## [DATA PROVIDED]
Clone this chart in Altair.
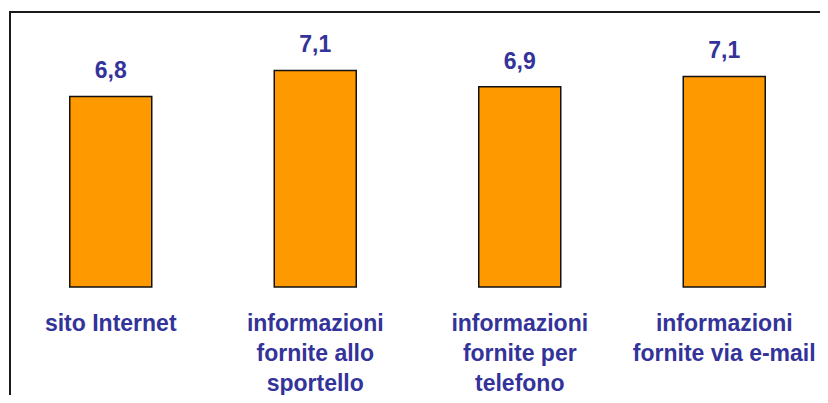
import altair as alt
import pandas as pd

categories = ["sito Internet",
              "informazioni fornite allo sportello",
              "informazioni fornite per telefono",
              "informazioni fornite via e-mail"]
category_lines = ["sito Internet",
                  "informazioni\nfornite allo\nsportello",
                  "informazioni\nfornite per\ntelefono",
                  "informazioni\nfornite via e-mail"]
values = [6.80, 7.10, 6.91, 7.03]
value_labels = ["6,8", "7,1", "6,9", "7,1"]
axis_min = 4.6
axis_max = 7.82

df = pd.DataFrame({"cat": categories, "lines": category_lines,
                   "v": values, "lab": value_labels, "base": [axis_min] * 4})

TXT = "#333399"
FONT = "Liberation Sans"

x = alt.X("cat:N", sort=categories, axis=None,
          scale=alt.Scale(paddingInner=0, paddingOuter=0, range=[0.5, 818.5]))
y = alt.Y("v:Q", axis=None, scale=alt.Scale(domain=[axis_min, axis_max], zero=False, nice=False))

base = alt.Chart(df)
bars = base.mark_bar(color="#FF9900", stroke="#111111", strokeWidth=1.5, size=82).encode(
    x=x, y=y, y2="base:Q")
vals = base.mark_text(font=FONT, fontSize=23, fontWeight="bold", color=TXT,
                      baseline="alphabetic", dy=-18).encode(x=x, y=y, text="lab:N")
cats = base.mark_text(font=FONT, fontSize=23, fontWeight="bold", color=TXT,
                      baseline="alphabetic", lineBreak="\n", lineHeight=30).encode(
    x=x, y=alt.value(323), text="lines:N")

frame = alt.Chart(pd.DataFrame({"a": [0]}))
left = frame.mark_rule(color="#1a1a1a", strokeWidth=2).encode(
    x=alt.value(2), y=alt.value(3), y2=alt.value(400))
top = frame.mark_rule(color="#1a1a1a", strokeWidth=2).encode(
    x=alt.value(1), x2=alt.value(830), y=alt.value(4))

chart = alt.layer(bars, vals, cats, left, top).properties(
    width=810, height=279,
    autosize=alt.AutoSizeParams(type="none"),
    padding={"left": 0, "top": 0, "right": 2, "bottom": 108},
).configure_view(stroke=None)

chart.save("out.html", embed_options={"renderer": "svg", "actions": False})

## [WHAT YOU WILL DO]
Make an exact copy of the whole listing, but don't bring over any pictures.

## [COMPLETE OUTPUT]
Clone this chart in Altair.
import altair as alt
import pandas as pd

categories = ["sito Internet",
              "informazioni fornite allo sportello",
              "informazioni fornite per telefono",
              "informazioni fornite via e-mail"]
category_lines = ["sito Internet",
                  "informazioni\nfornite allo\nsportello",
                  "informazioni\nfornite per\ntelefono",
                  "informazioni\nfornite via e-mail"]
values = [6.80, 7.10, 6.91, 7.03]
value_labels = ["6,8", "7,1", "6,9", "7,1"]
axis_min = 4.6
axis_max = 7.82

df = pd.DataFrame({"cat": categories, "lines": category_lines,
                   "v": values, "lab": value_labels, "base": [axis_min] * 4})

TXT = "#333399"
FONT = "Liberation Sans"

x = alt.X("cat:N", sort=categories, axis=None,
          scale=alt.Scale(paddingInner=0, paddingOuter=0, range=[0.5, 818.5]))
y = alt.Y("v:Q", axis=None, scale=alt.Scale(domain=[axis_min, axis_max], zero=False, nice=False))

base = alt.Chart(df)
bars = base.mark_bar(color="#FF9900", stroke="#111111", strokeWidth=1.5, size=82).encode(
    x=x, y=y, y2="base:Q")
vals = base.mark_text(font=FONT, fontSize=23, fontWeight="bold", color=TXT,
                      baseline="alphabetic", dy=-18).encode(x=x, y=y, text="lab:N")
cats = base.mark_text(font=FONT, fontSize=23, fontWeight="bold", color=TXT,
                      baseline="alphabetic", lineBreak="\n", lineHeight=30).encode(
    x=x, y=alt.value(323), text="lines:N")

frame = alt.Chart(pd.DataFrame({"a": [0]}))
left = frame.mark_rule(color="#1a1a1a", strokeWidth=2).encode(
    x=alt.value(2), y=alt.value(3), y2=alt.value(400))
top = frame.mark_rule(color="#1a1a1a", strokeWidth=2).encode(
    x=alt.value(1), x2=alt.value(830), y=alt.value(4))

chart = alt.layer(bars, vals, cats, left, top).properties(
    width=810, height=279,
    autosize=alt.AutoSizeParams(type="none"),
    padding={"left": 0, "top": 0, "right": 2, "bottom": 108},
).configure_view(stroke=None)

chart.save("out.html", embed_options={"renderer": "svg", "actions": False})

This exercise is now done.